4

My Java program uses java.util.concurrent.Executor to run multiple threads, each one starts a runnable class, in that class it reads from a comma delimited text file on C: drive and loops through the lines to split and parse text into floats, after that data is stored into :

static Vector
static ConcurrentSkipListMap

My PC is a Win 7 64bit, Intel Core i7, has six * 2 cores and 24GB of RAM, I have noticed the program will run for 2 minutes and finish all 1700 files, but the CPU usage is only around 10% to 15%, no matter how many threads I assign using :

Executor executor=Executors.newFixedThreadPool(50);

Executors.newFixedThreadPool(500) won't have a better CPU usage or shorter time to finish the tasks. There is no network traffic, everything is on local C: drive, There is enough RAM for more threads to use, it will have an "OutOfMemoryError" when I increase the threads to 1000.

How come more threads doesn't translate to more CPU usage and less time of processing, why ?

Edit : My hard drive is a SSD 200 GB.

Edit : Finally found where the problem was, each thread writes it's results to a log file which is shared by all threads, the more times I run the app, the larger the log file, the slower it gets, and since it's shared, this definitely slows down the process, so after I stopped writing to the log file, it finishes all tasks in 10 seconds !

4

3 回答 3

4

The OutOfMemoryError is probably coming from Java's own limits on its memory usage. Try using some of the arguments here to increase the maximum memory.

For speed, Adam Bliss starts with a good suggestion. If this is the same file over and over, then I imagine having multiple threads try to read it at the same time could result in a lot of contention over locks on the file. More threads would even mean more contention, which could even result in worse overall performance. So avoid that and simply load the file once if it's possible. Even if it's a large file, you have 24 GB of RAM. You can hold quite a large file, but you may need to increase the JVM's allowed memory to allow the whole file to be loaded.
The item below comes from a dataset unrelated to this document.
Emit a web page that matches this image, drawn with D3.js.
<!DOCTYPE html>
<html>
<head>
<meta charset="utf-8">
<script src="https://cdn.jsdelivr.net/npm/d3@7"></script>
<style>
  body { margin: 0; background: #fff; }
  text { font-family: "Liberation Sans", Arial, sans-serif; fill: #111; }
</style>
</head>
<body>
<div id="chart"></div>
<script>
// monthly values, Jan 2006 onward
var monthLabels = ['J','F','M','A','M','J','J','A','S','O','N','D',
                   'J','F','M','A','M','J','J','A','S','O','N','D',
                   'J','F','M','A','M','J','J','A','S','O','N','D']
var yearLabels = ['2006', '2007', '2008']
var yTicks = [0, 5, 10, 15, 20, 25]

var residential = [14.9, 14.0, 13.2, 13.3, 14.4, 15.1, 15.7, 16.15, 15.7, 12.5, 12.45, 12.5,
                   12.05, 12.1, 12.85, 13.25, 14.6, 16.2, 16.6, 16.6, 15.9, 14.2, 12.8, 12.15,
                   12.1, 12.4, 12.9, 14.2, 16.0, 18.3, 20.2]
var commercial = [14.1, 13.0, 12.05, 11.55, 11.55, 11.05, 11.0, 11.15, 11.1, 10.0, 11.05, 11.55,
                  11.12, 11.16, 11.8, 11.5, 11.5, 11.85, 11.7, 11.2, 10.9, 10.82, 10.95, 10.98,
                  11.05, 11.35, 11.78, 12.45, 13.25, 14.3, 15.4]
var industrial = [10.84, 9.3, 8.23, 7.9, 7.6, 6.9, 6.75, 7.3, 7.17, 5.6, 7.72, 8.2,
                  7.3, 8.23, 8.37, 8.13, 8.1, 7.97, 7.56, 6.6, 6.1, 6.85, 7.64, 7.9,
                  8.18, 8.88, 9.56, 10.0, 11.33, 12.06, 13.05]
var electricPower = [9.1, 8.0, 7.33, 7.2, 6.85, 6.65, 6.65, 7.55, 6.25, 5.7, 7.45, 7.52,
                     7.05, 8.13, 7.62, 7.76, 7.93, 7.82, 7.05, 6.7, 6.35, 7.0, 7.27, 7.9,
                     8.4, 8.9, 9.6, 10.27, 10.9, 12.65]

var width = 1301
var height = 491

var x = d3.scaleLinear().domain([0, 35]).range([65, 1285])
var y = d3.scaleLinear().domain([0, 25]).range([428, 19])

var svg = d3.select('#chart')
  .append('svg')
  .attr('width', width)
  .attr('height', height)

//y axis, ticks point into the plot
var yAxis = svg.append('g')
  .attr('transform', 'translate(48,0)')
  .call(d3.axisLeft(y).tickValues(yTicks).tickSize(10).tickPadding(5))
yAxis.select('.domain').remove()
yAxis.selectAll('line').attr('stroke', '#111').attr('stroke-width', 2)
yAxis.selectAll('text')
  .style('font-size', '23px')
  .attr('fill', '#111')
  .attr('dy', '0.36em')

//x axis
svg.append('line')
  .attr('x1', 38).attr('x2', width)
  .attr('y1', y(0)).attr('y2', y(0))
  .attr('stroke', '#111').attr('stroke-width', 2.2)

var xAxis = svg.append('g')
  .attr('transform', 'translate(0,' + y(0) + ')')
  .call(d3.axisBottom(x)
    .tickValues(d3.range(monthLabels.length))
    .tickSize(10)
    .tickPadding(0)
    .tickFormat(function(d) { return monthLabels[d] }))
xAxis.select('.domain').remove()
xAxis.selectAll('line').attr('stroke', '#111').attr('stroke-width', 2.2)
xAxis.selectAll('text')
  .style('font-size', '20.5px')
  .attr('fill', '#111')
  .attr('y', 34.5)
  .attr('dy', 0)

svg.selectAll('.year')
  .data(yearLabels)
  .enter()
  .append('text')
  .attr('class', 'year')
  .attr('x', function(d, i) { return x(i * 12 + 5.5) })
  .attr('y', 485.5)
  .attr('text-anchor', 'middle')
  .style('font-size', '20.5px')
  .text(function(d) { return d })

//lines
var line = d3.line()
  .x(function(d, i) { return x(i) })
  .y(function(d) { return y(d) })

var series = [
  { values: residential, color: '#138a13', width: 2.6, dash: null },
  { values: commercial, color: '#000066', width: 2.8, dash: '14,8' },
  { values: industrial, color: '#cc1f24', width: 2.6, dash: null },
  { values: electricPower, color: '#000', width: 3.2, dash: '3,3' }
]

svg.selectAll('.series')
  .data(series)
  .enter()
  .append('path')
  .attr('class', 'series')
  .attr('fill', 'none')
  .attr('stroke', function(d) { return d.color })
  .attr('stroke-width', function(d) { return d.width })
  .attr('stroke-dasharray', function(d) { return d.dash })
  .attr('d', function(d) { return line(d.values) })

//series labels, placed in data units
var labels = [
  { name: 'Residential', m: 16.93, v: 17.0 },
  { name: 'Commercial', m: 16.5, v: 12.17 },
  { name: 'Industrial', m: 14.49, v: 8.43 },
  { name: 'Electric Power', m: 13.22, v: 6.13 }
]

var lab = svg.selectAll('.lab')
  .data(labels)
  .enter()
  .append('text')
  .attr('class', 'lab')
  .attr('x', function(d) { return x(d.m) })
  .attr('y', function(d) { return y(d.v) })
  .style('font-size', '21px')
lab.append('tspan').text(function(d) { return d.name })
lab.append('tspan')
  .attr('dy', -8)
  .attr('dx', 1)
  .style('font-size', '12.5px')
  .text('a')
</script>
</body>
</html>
If there are multiple files being used, then consider this fact: your disk can only read one file at a time. So having multiple threads trying to use the disk all at the same time probably won't be too effective if the threads aren't spending much time processing. Since you have so little CPU usage, it could be that the thread loads part of the file, then runs very quickly on the part that got buffered, and then spends a lot of time waiting for the rest of the file to load. If you're loading the file over and over, that could even still apply.

In short: Disk IO probably is your culprit. You need to work to reduce it so that the threads aren't contending for file content so much.

Edit:

After further consideration, it's more likely a synchronization issue. Threads are probably getting held up trying to add to the result list. If access is frequent, this will result in huge amounts of contention for locks on the object. Consider doing something like having each thread save it's results in a local list (like ArrayList, which is not thread safe), and then copying all values into the final, shared list in chunks to try to reduce contention.

于 2013-07-24T03:35:59.623 回答
1

You're probably being limited by IO, not cpu.

Can you reduce the number of times you open the file to read it? Maybe open it once, read all the lines, keep them in memory, and then iterate on that.

Otherwise, you'll have to look at getting a faster hard drive. SSDs can be quite speedy.

于 2013-07-24T03:14:42.760 回答
1

It is possible that your threads are somehow given low priority on the system? Increasing the number of threads in that case wouldn't correspond to an increase in CPU usage, since the amount of CPU space allotted to your program may be throttled somewhere else.

Are there any configuration files/ initialization steps where something like this could possibly occur?

于 2013-07-24T03:15:28.407 回答